Tag Archives: market lab report

Market Lab Report – Premarket Pulse 5/5/15

Major averages rose yesterday on lower volume, closing in the lower half of their respective trading ranges. The bounce so far has been on lower volume. Leading stocks are trying to find their floors but bounces have been anemic overall. While this normally would indicate lower lows ahead, the QE-laden environment spurred on by the perpetually sluggish global economy can push major averages higher in baby-step fashion into new highs as we have seen a number of times before. So while we have major averages that are narrowing their respective trading ranges which implies a potential break out to new highs, we also have a market that is struggling to find direction amidst the recessionary overhang despite all the QE being pumped into the system. With the Fed now focused on “data dependence,” the market is now likely to key on each new economic data release, with any movement centered around the strength or weakness of such data. Thus the Fed, by removing any reference to a target date for a future interest rate increase, has served to increase uncertainty, and markets, as we know, generally do not like uncertainty. As always, we remain fluid as markets can change on a dime. Keep stops tight and take profits when you have them. A 3:1 ratio of gains:losses adds up nicely over a number of months.
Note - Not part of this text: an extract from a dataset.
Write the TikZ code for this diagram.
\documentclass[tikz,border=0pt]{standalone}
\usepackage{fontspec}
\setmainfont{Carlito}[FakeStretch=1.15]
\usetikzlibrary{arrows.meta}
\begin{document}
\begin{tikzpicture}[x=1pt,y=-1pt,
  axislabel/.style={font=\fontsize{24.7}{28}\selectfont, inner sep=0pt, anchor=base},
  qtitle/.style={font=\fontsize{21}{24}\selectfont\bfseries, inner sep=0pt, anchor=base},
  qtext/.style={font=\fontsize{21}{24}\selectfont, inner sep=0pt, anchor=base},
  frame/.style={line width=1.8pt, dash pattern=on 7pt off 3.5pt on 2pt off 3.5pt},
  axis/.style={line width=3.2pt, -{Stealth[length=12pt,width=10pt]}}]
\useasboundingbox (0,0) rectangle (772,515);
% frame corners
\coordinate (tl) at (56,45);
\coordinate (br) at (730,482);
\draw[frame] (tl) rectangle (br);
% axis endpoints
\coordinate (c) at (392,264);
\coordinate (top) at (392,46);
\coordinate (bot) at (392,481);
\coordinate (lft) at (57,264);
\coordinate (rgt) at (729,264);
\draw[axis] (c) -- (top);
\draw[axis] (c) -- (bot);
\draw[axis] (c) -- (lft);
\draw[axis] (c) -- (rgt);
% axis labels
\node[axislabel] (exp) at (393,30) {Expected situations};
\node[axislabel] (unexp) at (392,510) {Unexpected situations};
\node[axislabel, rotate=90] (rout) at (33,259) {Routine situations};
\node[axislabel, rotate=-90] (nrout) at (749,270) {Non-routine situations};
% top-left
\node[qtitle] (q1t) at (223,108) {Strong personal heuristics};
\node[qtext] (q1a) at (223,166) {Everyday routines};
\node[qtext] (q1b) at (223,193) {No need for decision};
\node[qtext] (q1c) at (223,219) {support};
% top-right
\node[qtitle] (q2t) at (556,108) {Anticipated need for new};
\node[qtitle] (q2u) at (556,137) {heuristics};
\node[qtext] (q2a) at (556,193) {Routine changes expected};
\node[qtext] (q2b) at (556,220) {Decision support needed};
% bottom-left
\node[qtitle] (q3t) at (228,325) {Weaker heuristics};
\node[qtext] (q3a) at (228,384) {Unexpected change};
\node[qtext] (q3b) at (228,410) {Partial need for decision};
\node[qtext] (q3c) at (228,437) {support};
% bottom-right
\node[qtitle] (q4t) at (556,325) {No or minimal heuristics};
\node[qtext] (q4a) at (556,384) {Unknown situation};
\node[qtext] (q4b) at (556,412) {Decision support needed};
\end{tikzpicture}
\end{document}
Market Lab Report – Premarket Pulse 5/4/15

The NASDAQ Composite and S&P 500 bounced off their respective 50-day moving averages on Friday on appreciably lower volume. The number of distribution days remains high. That said, the up-down oscillation in the price of the majors seems to be narrowing which potentially bodes well for an upside breakout to resolve this sideways market that has persisted since December 2014. On the other hand, leaders have had a tough time of things which may imply further down side in the short run. Of course, major averages can tip toe higher as they have done in the past even while leaders struggle to find their footing. Investors should maintain awareness of leading stocks that may be pulling into logical areas of support while keeping an eye out for areas that may benefit from any rotational type of correction in the general market. We have seen a number of standard-issue base breakouts fail, particularly in headline names like Apple (AAPL), Twitter (TWTR), and Facebook (FB), and this speaks to the value of utilizing alternative buy points as stocks come up the right sides of potential new bases. This is the primary long set-up that appears to work in this market, while orthodox buying of obvious base breakouts is far less effective. Thus as the market pulls back investors should be on the lookout for potential emerging leaders showing these types of unorthodox buy points such as roundabout pocket pivots.

Market Lab Report – Premarket Pulse 5/1/15

Major averages fell on higher volume yesterday, closing under their respective 50dmas. Leading stocks continue to sell off. Markets have been trading sideways since December 2014. If they continue their pattern, the market may have one or two more down days then bounce. Of course, sideways markets are the most difficult to time so a move to cash may come quick. Fortunately, the number of actionable names have proven out provided, as we have been advising for quite some time now, that one takes profits in context with the individual stock and overall market conditions and is quick to cut losses. Futures are currently up slightly at the time of this writing. The number of Americans who applied for unemployment benefits last week sank to a 15-year low which reflects the low level of layoffs occurring in the US economy. Of course, this report sparks fear that the Fed may move a step closer to hiking rates. Leading stocks continue to break down in force with LinkedIn (LNKD) getting smashed after-hours yesterday on poor earnings guidance. While one can hope for a bounce in the indexes, the action of individual stocks, including former leading areas like social-networking, bio-tech, and semiconductors, is severe and likely a clue of further weakness to come. Investors should exercise extreme caution.